To add onto this.
If you are taking verified snapshots that take a long time and are snapping multiple volumes.
Try to leverage all the servers in your DAG to get around the single iSCSI MS VSS stream issue. Normally MS VSS has to queue up each volume in a protection policy. It doesn't do them all at the same time and only leverages a single NIC.
(MPIO Doesn't help snapshot verification speeds)
So lets say you have multiple database and log volumes in your DAG.
Normally, if you throw them all into a single protection policy with it'll leverage one server, you'll be stuck with VSS waiting in line to go to each volume.
+Volume Protection Policy
INSTEAD TRY THIS:
+Volume Protection Policy1
+Volume Protection Policy2
This way you can actually have both policies run at the same time, but will leverage the VSS of each server in the DAG, which would then also leverage a single NIC on each of those servers.
The DAG will replicate the changes to each server at the end. In theory this should cut your snapshot verification time down.
Just to confirm your understanding is correct:
There are two methods to backup Exchange using the Nimble VSS requestor/hardware provider. The first in the protection policy is "unverified" - this calls in to take a full VSS snapshot backup but doesn't truncate logs. The second is a verified backup - this does the same in terms of the full VSS snapshot backup, but afterwards verifies the backup using eseutil against a cloned copy and then when complete our VSS requestor calls in to Exchange to state backup with verification is complete and log truncation can occur on that database. Note it doesn't matter whether you configure this on an Active or Replica database, the process is the same. Once log truncation is complete locally the Exchange replication service will call to other DAG members with a db copy and instruct them to truncate also. Typically aim the verification protection schedule at the replica copy so that it offloads the heavy verification process from the active database.
For others that might not have seen it yet (I know you have Julez) Nimble OS 2.1 provides an additional option with verification to skip the database verification (only supported if at least 2 copies of a database).
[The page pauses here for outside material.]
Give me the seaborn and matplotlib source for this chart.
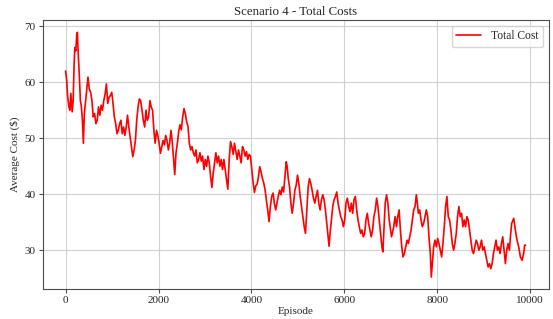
import matplotlib
matplotlib.use("Agg")
import matplotlib.pyplot as plt
import seaborn as sns

# Moving-average total cost per episode
ep_a = [0, 21, 43, 71, 92, 113, 142, 163, 184, 199, 220, 241, 255, 269, 291, 319, 340, 362, 383, 404,
        425, 454, 482, 510, 539, 567, 595, 624, 652, 681, 709, 737, 766, 794, 822, 851, 879, 907, 936, 964,
        993, 1021, 1049, 1078, 1106, 1134, 1163, 1191, 1220, 1248, 1276, 1305, 1333, 1361, 1390, 1418, 1446,
        1475, 1503, 1531, 1560, 1588, 1616, 1645, 1673, 1702, 1730, 1758, 1787, 1815, 1843, 1872, 1900, 1928,
        1957, 1985, 2013, 2042, 2070, 2098, 2127, 2155, 2183, 2212, 2240, 2269]
cost_a = [62, 60.6, 57.6, 55.6, 55, 58, 54.7, 56.7, 63.3, 66.2, 65.6, 68.6, 68.9, 65.6, 62, 56.7, 55.6, 53.2, 49.1, 54.4,
          56.2, 58.5, 60.9, 58.8, 58.2, 56.7, 53.8, 54.4, 52.6, 53.2, 55.6, 54.1, 55.9, 55, 56.7, 57.9, 59.7, 56.2, 57.3, 57.6,
          58.2, 56.2, 53.8, 52.6, 50.8, 51.4, 52.6, 53.2, 50.8, 52, 50.5, 52, 54.1, 52, 50.2, 48.5, 46.7, 47.9, 49.6, 53.2,
          55.6, 57, 56.7, 55, 53.2, 52, 55, 53.2, 53.8, 56.7, 55.6, 55, 51.4, 49.1, 51.4, 50.5, 49.1, 47.3, 48.5, 49.6,
          48.8, 50.5, 49.6, 47.9, 49.1, 51.4]

ep_b = [2291, 2320, 2349, 2377, 2406, 2434, 2463, 2491, 2520, 2549, 2577, 2606, 2634, 2663, 2692, 2720, 2749, 2777,
        2806, 2835, 2863, 2892, 2920, 2949, 2978, 3006, 3035, 3063, 3092, 3121, 3149, 3178, 3206, 3235, 3264, 3292,
        3321, 3349, 3378, 3407, 3435, 3464, 3492, 3521, 3550, 3578, 3607, 3635, 3664, 3693, 3721, 3750, 3778, 3807,
        3836, 3864, 3893, 3921, 3950, 3979, 4007, 4036, 4064, 4093, 4122,
        4150, 4179, 4207, 4236, 4265, 4293, 4322, 4350, 4379, 4407, 4436, 4465, 4493, 4522]
cost_b = [49.7, 46.8, 43.5, 47.4, 49.1, 51.2, 52.4, 51.5, 53.8, 55.3, 54.4, 52.9, 52.1, 49.1, 47.9, 48.5, 47.4, 46.8,
          47.9, 45.6, 46.2, 47.4, 45.9, 46.8, 44.4, 46.2, 45, 46.8, 45.6, 43.2, 41.2, 43.8, 45.6, 47.4, 45.6, 46.8,
          45, 46.2, 44.4, 46.2, 44.4, 42.6, 40.9, 46.2, 49.4, 48.5, 47.1, 49.1, 47.6, 46.2, 47.9, 46.8, 45.6, 48.5,
          47.9, 46.8, 47.6, 46.2, 47.1, 46.8, 44.4, 42.1, 40.3, 41.5, 41.8,
          43.1, 44.9, 44, 42.8, 42, 40.8, 39, 37.2, 35.1, 37.8, 39.6, 40.2, 38.4, 37.2]

ep_c = [4577, 4606, 4635, 4663, 4692, 4720, 4749, 4770, 4792, 4820, 4849, 4877, 4906, 4935, 4963, 4992, 5020, 5049,
        5078, 5106, 5135, 5163, 5192, 5221, 5249, 5278, 5306, 5335, 5364, 5392, 5421, 5449, 5478, 5507, 5535, 5564,
        5592, 5621, 5650, 5671, 5692, 5721, 5750, 5778, 5807, 5836, 5864, 5893, 5921, 5950, 5979, 6007, 6036, 6064,
        6093, 6122, 6150, 6179, 6207, 6236, 6265, 6293, 6322, 6350, 6379, 6408, 6436, 6465, 6493, 6522, 6551, 6579,
        6608, 6636, 6665, 6694, 6722, 6751, 6779, 6808, 6829, 6851, 6879, 6908, 6937, 6965, 6994, 7015]
cost_c = [39.6, 40.7, 39.9, 41.3, 40.4, 43.1, 45.8, 44.9, 42.8, 41.3, 38.4, 36.6, 38.4, 40.7, 41.6, 43.4, 41.9, 39.6,
          37.8, 36, 34.2, 33, 37.2, 41.3, 42.8, 41.9, 40.7, 39.3, 38.4, 39.6, 40.7, 38.4, 37.2, 39, 39.9, 39,
          37.2, 34.8, 32.4, 30.7, 33, 35.4, 37.8, 39, 39.6, 40.4, 38.4, 37.2, 36, 35.4, 34.2, 35.4, 38.4, 39.3,
          37.8, 36.9, 38.4, 36.6, 39, 39.6, 37.2, 35.4, 34.2, 33, 33.6, 32.4, 33, 35.4, 36.6, 34.8, 33.6, 32.4,
          33.6, 36, 37.2, 39.3, 37.8, 35.4, 33, 30.6, 29.7, 33.6, 38.4, 39.9, 38.4, 35.4, 33.6, 32.4]

ep_d = [7063, 7092, 7120, 7149, 7178, 7206, 7235, 7263, 7292, 7321, 7349, 7378, 7406, 7435, 7464, 7492, 7521, 7549,
        7571, 7592, 7621, 7650, 7678, 7707, 7735, 7764, 7793, 7821, 7850, 7871, 7893, 7921, 7950, 7979, 8007, 8036,
        8064, 8093, 8122, 8150, 8179, 8207, 8236, 8265, 8293, 8322, 8350, 8379, 8408, 8436, 8465, 8493, 8522, 8551,
        8579, 8608, 8636, 8665, 8694, 8722, 8751, 8779, 8808, 8837, 8865, 8894, 8922, 8951, 8980, 9008, 9037, 9065,
        9094, 9123, 9151, 9180, 9208, 9237, 9265, 9294, 9323, 9351, 9380, 9408, 9437, 9466, 9494, 9523, 9551, 9580,
        9601, 9645, 9680, 9716, 9752, 9788, 9823, 9859, 9880, 9900]
cost_d = [34.2, 36, 34.2, 36, 37.2, 33.6, 30.6, 28.8, 29.4, 30.6, 31.8, 31.2, 32.4, 33.6, 35.4, 37.2, 37.8, 39.9,
          38.4, 36.6, 37.2, 35.4, 34.2, 34.8, 36, 37.2, 36, 32.4, 29.4, 25.2, 27.6, 30.6, 31.8, 30.6, 32.1, 31.2,
          30, 28.8, 31.2, 34.2, 37.8, 39.6, 36, 35.4, 33.6, 31.2, 30, 31.2, 33, 36, 37.8, 36, 36.6, 34.2,
          35.4, 34.2, 36, 35.4, 33.6, 31.8, 30, 29.4, 30.6, 31.8, 31.2, 30, 30.6, 31.8, 30, 30.6, 29.4, 28.2,
          27, 27.6, 26.7, 27.6, 29.4, 30.6, 31.8, 30, 30.6, 29.4, 31.2, 32.4, 30, 27.6, 30, 31.2, 30, 33,
          34.8, 35.7, 33.6, 31.8, 30.6, 28.8, 28.2, 29.4, 30.9, 30.9]

episodes = ep_a + ep_b + ep_c + ep_d
costs = cost_a + cost_b + cost_c + cost_d

sns.set_style("whitegrid", {
    "axes.edgecolor": "0.3",
    "grid.color": "0.82",
    "xtick.bottom": True,
    "ytick.left": True,
})
plt.rcParams["font.family"] = ["Liberation Serif", "DejaVu Serif"]
plt.rcParams["xtick.major.size"] = 3
plt.rcParams["ytick.major.size"] = 3

fig, ax = plt.subplots(figsize=(5.53, 3.19), dpi=100)
fig.subplots_adjust(left=0.077, right=0.992, top=0.937, bottom=0.093)

sns.lineplot(x=episodes, y=costs, color="red", linewidth=1.2, label="Total Cost", ax=ax)

ax.set_title("Scenario 4 - Total Costs", fontsize=9.3, pad=4)
ax.set_xlabel("Episode", fontsize=8, labelpad=1)
ax.set_ylabel(r"Average Cost (\$)", fontsize=8, labelpad=3)
ax.tick_params(axis="both", labelsize=8, pad=2, color="0.3", width=0.8)
ax.legend(loc="upper right", fontsize=8.3, frameon=True, handlelength=2.2)

plt.savefig("out.png", dpi=100)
See the Nimble OS 2.1 blog series for more info.
Yep I understand how it works. 2.1 is also something we plan to go to here soon hopefully.
As for right now, we leverage the full verified snapshots daily to truncate our transaction logs. Per a discussion with Nimble engineering VSS writers are locked during the eseutil job preventing any other job from starting and basically just queues up everything in that protection policy. Even worse this process cannot leverage MPIO as it's only a single iSCSI data stream.
With a DAG since you have an active and passive copy of a database, IF you have multiple volumes for the databases you can utilize a VSS writer from each DAG member as well as an additional iSCSI path to effectively shorten that time, explained above.
We came across this solution because we're looking at about 20+hrs to do a verified snap since we have more than 3TB of database storage split between a couple volumes.
In a similar situation, Exchange 2013 DAG (2 servers). Just wanting to make sure i'm understanding the best practice. Any advice, suggestions?
I have 2 Exchange Mailbox Servers:
I have 5 Nimble Volumes:
MAIL-OS - C: drive as VMDK for each server
MAIL1-Data - D: drive as M$ iSCSI for MAIL1
MAIL1-Logs - E: drive as M$ iSCSI for MAIL1
MAIL2-Data - D: drive as M$ iSCSI for MAIL2
MAIL2-Logs- E: drive as M$ iSCSI for MAIL2
I have 10 mailbox databases split 5 active per server. I realise having all the DBs in a single volume means I can't see which databases are having higher IO but this isn't a big deal for me.
I have 2 Protection Policies:
MAIL1-PP - Contains MAIL1-Data and MAIL1-Logs
MAIL2-PP - Contains MAIL2-Data and MAIL2-Logs
I use CommVault to take a full backup of the databases and truncate the logs every night.
Hey Christoph, assuming those are just standard databases you only need to snap the database/logs from one of the servers, you don't actually need a protection plan for both. The way the DAG will work is that once the snap is taken, the log truncation will get replicated to the other DAG member.
The reason why I had multiple protection policies above was because we have 2 volumes for databases and 2 volumes for logs, on each server (one is a set of volumes for active databases the other is a set for our archive databases).
I would say if you want to retain 2 protection policies like that, that you stagger them so they're not trying to overlap each other, I could see that causing problems if both servers try to take a VSS snap of the databases at the same time.
The Nimble volume layout looks solid though along with the VMDK. Feel free to send me a private message though I have a whole slew of websites, best practice guides from VMware and things I could shoot your way.
However, I'm not familiar with the way CommVault works with the system, so if anyone has more insight to that, feel free to chime in.